Naushad Shamimul Haque writes in the Arab News about those bad old “extremists” (thanks to Skeetstreet):
They thrive on militancy and violence. They seek to strike terror and they kill and maim, yet they claim to serve the cause of Islam. These misguided people are found everywhere and unfortunately their number continues to swell – thanks primarily to poverty, injustice and the West’s double standard.
Yes, it’s all our fault. I would like to get into a little discussion of history with Naushad Shamimul Haque, and find out how he explains all those jihads that were waged by Islamic empires at a time when those empires had an overwhelming military superiority over Western non-Muslim lands. Was it poverty? Injustice? Double standards that led Muslims to conquer Egypt, Syria, Anatolia, Eastern Europe, North Africa, Spain, India, etc. etc. etc.? The people in those lands were not bothering the Muslims. They posed no threat, military or otherwise, to them. Today’s jihadists speak in terms remarkably similar to the way the jihadists spoke in those days: about the necessity and merit of waging jihad for the sake of Allah (jihad fi sabil Allah). If that is so, is it really poverty that motivates them? Yet study after study has shown that jihadists today tend to be wealthier and better educated than other Muslims.
But Naushad Shamimul Haque indicates that he actually knows the truth:
More youngsters are lured into this dicey business of terrorism with promises of perks and paradise. Some of these young people who may have little or no knowledge of religion or who may never have prayed regularly say they aspire for “martyrdom” – the most lofty ambition a Muslim can have.
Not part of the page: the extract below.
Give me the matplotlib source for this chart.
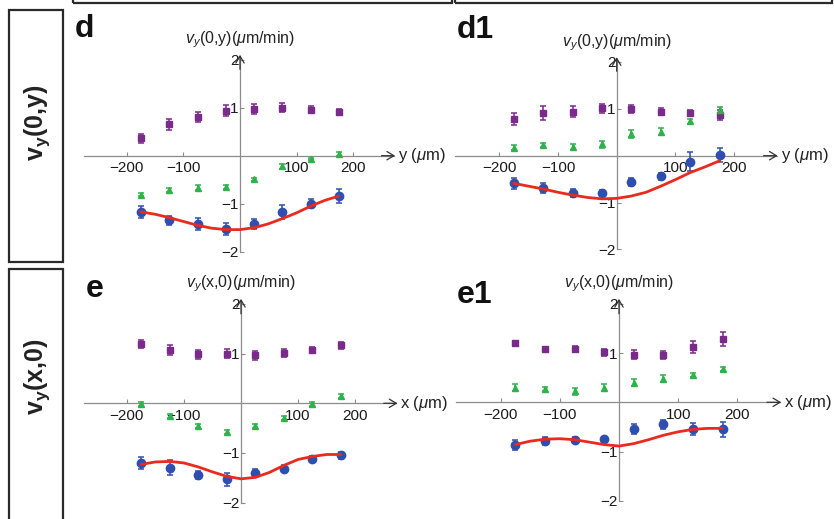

In other words, he knows that jihadists appeal to young Muslims by means of the Qur’an and core Islamic teachings about jihad and Paradise.
They are brainwashed by people who have vested interests; they are driven by misguided teachings. Violence and militancy are alien to Islam, the religion of peace, that teaches its followers tolerance and amity. But extremists, though few in number, seem to hold sway over the moderate majority. That is the dangerous phenomenon taking hold these days.
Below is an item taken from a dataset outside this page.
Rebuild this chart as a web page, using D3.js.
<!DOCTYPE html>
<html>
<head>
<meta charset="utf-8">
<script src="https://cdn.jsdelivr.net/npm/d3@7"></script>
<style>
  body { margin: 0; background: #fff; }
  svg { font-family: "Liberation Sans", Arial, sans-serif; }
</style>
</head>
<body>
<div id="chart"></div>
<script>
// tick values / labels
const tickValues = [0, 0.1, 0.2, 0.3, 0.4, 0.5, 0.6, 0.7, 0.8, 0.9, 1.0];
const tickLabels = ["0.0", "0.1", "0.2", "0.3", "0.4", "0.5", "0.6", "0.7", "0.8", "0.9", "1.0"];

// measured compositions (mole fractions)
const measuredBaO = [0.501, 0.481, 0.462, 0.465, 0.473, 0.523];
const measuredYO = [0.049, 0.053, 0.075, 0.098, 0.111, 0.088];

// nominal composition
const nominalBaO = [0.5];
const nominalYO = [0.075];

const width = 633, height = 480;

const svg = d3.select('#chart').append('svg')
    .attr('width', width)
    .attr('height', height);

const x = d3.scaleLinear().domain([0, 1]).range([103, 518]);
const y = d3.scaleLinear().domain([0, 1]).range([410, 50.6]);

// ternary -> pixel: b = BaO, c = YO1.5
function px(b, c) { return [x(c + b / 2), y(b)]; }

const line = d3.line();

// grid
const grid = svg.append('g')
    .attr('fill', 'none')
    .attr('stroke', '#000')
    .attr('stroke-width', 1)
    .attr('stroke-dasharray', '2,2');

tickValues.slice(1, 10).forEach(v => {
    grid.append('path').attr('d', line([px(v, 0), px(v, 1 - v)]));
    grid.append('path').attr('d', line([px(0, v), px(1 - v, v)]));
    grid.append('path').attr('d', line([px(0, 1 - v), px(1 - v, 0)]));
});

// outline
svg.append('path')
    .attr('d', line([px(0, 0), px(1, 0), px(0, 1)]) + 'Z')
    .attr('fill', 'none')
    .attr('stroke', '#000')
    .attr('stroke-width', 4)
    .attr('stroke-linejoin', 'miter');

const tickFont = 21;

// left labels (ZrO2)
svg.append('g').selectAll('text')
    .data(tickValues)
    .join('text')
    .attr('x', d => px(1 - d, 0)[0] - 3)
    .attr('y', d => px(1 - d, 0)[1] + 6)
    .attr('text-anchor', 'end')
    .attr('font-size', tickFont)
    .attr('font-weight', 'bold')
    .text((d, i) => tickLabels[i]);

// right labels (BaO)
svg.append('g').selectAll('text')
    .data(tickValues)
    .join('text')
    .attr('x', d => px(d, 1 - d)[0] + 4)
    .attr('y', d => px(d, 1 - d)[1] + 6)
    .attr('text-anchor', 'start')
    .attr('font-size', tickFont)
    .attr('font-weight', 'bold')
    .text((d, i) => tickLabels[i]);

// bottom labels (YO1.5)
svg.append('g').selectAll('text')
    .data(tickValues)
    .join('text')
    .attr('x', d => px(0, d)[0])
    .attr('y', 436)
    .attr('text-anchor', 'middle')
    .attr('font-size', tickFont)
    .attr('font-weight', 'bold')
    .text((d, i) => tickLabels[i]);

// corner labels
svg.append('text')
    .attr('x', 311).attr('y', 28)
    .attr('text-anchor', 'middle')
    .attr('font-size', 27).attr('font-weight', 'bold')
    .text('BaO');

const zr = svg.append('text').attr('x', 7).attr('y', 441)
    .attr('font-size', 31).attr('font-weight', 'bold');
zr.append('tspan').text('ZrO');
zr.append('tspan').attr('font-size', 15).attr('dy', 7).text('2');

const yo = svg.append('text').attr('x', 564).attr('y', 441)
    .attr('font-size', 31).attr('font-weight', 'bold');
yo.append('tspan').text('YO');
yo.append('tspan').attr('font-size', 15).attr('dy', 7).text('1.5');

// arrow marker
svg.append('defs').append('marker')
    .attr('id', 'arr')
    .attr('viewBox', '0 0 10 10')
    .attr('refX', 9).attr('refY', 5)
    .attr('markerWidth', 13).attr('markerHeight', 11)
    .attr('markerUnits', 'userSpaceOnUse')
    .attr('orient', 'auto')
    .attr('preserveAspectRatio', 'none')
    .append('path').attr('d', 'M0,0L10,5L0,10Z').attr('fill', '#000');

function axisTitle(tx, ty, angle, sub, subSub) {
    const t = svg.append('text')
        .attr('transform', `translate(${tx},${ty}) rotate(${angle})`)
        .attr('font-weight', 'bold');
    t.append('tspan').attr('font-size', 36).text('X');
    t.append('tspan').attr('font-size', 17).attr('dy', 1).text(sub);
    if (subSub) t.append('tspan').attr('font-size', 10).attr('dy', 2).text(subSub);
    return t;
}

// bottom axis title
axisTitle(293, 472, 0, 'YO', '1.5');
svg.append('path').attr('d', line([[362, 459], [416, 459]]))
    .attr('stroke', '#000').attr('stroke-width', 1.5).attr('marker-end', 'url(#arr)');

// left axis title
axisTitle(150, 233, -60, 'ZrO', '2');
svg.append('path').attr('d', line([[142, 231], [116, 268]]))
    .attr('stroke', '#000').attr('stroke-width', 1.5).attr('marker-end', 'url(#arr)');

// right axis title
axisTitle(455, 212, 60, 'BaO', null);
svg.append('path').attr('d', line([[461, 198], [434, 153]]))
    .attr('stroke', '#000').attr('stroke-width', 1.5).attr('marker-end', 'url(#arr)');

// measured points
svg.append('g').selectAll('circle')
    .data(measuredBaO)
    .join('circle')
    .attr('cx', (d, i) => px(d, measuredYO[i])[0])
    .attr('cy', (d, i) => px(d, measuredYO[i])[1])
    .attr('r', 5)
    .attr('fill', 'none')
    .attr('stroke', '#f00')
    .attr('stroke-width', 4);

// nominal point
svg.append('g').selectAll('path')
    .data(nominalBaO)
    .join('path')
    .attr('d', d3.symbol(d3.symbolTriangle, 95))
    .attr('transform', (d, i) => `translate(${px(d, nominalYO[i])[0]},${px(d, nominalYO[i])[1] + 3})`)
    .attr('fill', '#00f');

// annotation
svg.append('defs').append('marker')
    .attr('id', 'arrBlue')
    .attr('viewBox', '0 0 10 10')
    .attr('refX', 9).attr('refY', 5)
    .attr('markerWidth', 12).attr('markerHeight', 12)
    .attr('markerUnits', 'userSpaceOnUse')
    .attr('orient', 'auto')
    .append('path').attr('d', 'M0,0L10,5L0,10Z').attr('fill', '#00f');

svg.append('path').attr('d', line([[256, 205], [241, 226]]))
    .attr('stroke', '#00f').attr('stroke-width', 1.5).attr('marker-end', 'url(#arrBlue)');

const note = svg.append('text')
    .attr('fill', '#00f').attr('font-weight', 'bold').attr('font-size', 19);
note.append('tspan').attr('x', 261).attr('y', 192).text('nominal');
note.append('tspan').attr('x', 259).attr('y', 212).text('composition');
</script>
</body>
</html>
And why do “extremists” hold sway over the “moderate majority”? Could it be because the moderates have not been able to prove to their fellow Muslims that the teachings of the “extremists” are really “misguided”? Indeed it could.
On April 19, a group of radicals broke into a news conference held by moderate Muslim groups in London in connection with the May 5 British polls. Around 20 protesters, many wearing scarves to hide their faces, ripped a locked door off its hinges at one of London’s main mosques and burst into the event organized by Britain’s main Islamic lobby group, the Muslim Council of Britain (MCB).
They pushed their way to the front of the room, stood on chairs and shouted slogans against the MCB, Jews, Christians, apostates and the entire British political system.
The protest laid bare tensions within Britain’s 1.6 million-strong Muslim community.
After about 20 minutes of commotion, the protesters – young and wearing traditional Muslim dress including caps and flowing robes – left of their own accord.
In leaflets handed to reporters, they identified themselves as belonging to a group called “The Savior Sect.” Muslims in Britain have condemned the protest.
Fiyaz Mughal, chairman of the opposition Liberal Democrats’ group for ethnic minorities, said the protest “in no way represents the history of Islam” and cited Bosnia and Moorish Spain as examples of “societies where Muslims and non-Muslims had lived in peace.”
More ahistorical whitewash. Of course they lived in peace — as long as the non-Muslim dhimmis knew their place. You can read more about this in my book Onward Muslim Soldiers, but here is one piece of evidence from Bosnia, as related by the acting British Consul in Sarajevo, James Zohrab, in an 1860 letter:
The hatred of the Christians toward the Bosniak Mussulmans is intense. During a period of nearly 300 years they were subjected to much oppression and cruelty. For them no other law but the caprice of their masters existed….Oppression cannot now be carried on as openly as formerly, but it must not be supposed that, because the Government employés do not generally appear as the oppressors, the Christians are well treated and protected. (Quoted in Bat Ye’or, The Decline of Eastern Christianity Under Islam, p. 423.)